= Exercise goal =
Pictures are not part of the copy. Retype the lines from the first one through the line that contains "x_ticks = [-2, -1, 1, 2]".

——————————

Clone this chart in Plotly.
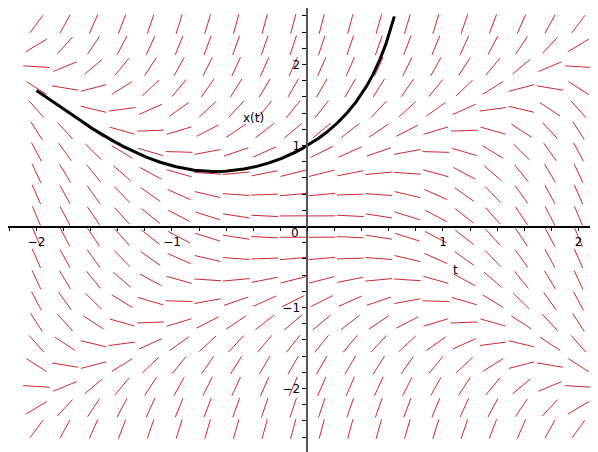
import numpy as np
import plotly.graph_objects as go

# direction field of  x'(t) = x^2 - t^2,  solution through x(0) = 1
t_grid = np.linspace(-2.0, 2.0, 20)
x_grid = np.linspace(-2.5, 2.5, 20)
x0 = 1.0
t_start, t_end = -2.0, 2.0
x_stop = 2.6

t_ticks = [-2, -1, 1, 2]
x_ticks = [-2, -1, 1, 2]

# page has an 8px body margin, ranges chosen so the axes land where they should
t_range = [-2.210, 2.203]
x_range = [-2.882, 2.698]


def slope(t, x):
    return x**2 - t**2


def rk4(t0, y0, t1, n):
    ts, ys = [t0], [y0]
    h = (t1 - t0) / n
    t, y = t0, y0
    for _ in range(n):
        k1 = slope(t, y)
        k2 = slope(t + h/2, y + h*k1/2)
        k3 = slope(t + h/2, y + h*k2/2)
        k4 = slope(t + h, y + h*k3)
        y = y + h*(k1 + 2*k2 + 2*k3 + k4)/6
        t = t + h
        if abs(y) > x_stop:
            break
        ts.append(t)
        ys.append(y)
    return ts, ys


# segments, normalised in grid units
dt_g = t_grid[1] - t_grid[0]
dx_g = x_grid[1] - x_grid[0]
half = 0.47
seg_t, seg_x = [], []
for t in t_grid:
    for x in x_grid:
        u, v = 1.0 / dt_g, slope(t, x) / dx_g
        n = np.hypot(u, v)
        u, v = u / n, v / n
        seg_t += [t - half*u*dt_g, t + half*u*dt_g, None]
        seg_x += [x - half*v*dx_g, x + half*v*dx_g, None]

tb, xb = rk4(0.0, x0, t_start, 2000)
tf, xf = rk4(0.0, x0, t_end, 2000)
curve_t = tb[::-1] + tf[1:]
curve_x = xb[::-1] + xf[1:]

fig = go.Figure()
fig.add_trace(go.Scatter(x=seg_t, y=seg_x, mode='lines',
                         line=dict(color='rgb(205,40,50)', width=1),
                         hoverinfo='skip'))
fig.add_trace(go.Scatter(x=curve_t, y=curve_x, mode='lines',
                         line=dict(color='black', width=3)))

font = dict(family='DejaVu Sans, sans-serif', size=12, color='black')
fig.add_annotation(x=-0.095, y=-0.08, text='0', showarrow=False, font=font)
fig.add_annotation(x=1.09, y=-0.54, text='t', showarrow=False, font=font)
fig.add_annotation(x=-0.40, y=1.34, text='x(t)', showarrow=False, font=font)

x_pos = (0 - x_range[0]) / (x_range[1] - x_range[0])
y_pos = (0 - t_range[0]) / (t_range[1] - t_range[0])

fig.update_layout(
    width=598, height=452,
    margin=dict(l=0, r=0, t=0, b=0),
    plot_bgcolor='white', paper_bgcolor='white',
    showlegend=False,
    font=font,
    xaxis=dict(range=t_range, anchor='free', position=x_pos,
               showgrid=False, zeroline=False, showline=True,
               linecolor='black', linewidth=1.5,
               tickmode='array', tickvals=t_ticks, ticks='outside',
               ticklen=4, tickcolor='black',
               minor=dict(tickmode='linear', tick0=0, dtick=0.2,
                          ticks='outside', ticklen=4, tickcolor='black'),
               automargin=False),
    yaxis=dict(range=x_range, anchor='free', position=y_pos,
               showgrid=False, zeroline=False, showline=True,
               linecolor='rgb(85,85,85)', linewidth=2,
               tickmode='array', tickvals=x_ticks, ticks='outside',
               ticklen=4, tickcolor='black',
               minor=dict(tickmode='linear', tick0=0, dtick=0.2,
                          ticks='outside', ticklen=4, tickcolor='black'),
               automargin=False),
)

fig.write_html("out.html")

——————————

= Worked solution =
Clone this chart in Plotly.
import numpy as np
import plotly.graph_objects as go

# direction field of  x'(t) = x^2 - t^2,  solution through x(0) = 1
t_grid = np.linspace(-2.0, 2.0, 20)
x_grid = np.linspace(-2.5, 2.5, 20)
x0 = 1.0
t_start, t_end = -2.0, 2.0
x_stop = 2.6

t_ticks = [-2, -1, 1, 2]
x_ticks = [-2, -1, 1, 2]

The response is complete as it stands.